ATLANTA — ASHRAE has announced its newly published Cold-Climate Buildings Design Guide, which provides information on the issues commonly faced in designing buildings for arctic and subarctic climates. The idea for the guide came from a working session at the seventh International Cold-Climate Design Conference held in 2012 and co-sponsored by ASHRAE, Scandinavian Federation of Heating, Ventilation and Sanitary Engineering Associations (SCANVAC), and Federation of European Heating, Ventilation and Air Conditioning Associations (REHVA).
“Harmonizing human comfort with the climatic realities of these environments is a balancing act,” said Erich Binder, who oversaw the writing of the guide. “Strategic design is key to building, commissioning, and operating efficient and long-lasting cold-climate structures.”
A cold climate is defined by a combination of factors that create a unique set of building design challenges. These factors include temperature, frozen precipitation, wind, humidity, thermal comfort, thermal envelope/enclosure, maintainability, permafrost and frozen ground, and remote building locations.
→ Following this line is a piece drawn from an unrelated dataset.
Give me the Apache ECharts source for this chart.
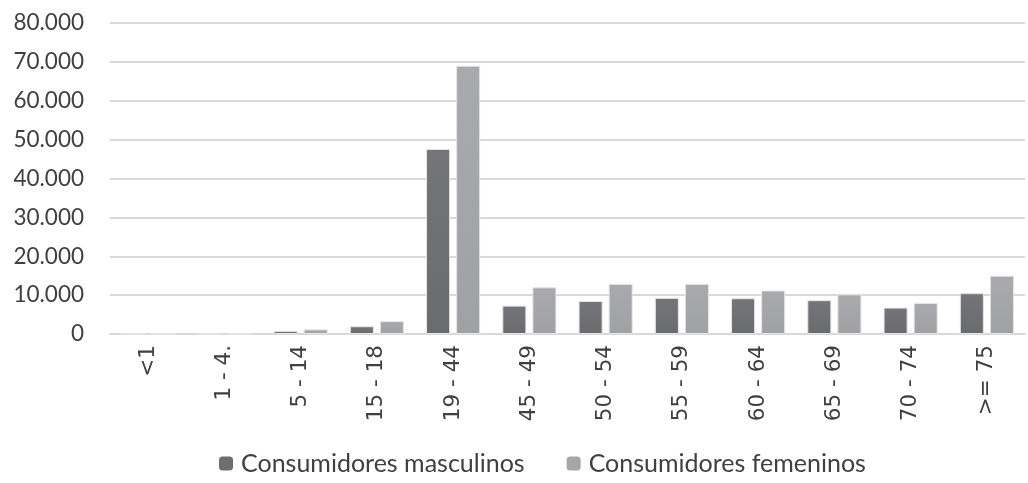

The following are tips for designing, operating, and maintaining buildings and systems in cold climates:
• What happens when building air exfiltrates a building envelope in cold weather is similar to what happens in cooling coils in hot humid weather — understanding psychrometrics is essential to understanding building envelope performance in cold climates.
• The colder the climate, the more important it is for critical equipment to be sheltered — you can’t expect service personnel to properly repair HVAC equipment in a winter blizzard.
• In extreme climates, windblown snow takes on a consistency similar to sand and requires special design techniques to keep it from getting into the HVAC intakes.
• The manual also covers the design impacts from non-mechanical components of a facility such as the building envelope and roof construction. For instance, snow and ice sliding down off a metal roof can shear off mechanical roof penetrations as well as hoods on the exterior wall below.
• A building envelope must address all modes of heat loss to be truly efficient; ignoring any mode of loss may lead to excessive thermal transfer.
• Frost can be devastating for HVAC equipment, blocking intake hoods, filters, coils, etc.
• Design out cold bridges in both building fabric and engineering penetrations.
• Avoid or minimize any external service pipe runs.
• Locate air inlets and exhausts in locations that avoid snow drift and blockage.
• Ensure condensing pipes never freeze and block.
• Provide safe access to roof mechanical plants in all weather — frozen roof surfaces can be a hazard.
Frank Mills, who helped write the guide, noted that the book applies to all climates that have a heating season, not just the very cold ones.
“We do cover the extreme cold climates very well, but we also have very useful information for any buildings which have heating for part of the year,” he said. “This covers a lot of climate regions — including Europe where I am.”
In addition to cold-climate considerations in HVAC calculations and system design, this book’s chapters cover sustainability, controls, building design, and commissioning, all from this particular climatic perspective. The book also includes an appendix with seven case studies of buildings located in cold and extreme cold climates. These buildings are leaders in their field with regard to both efficiency and cold-climate design.
The cost of Cold-Climate Buildings Design Guide is $90 ($77, ASHRAE members).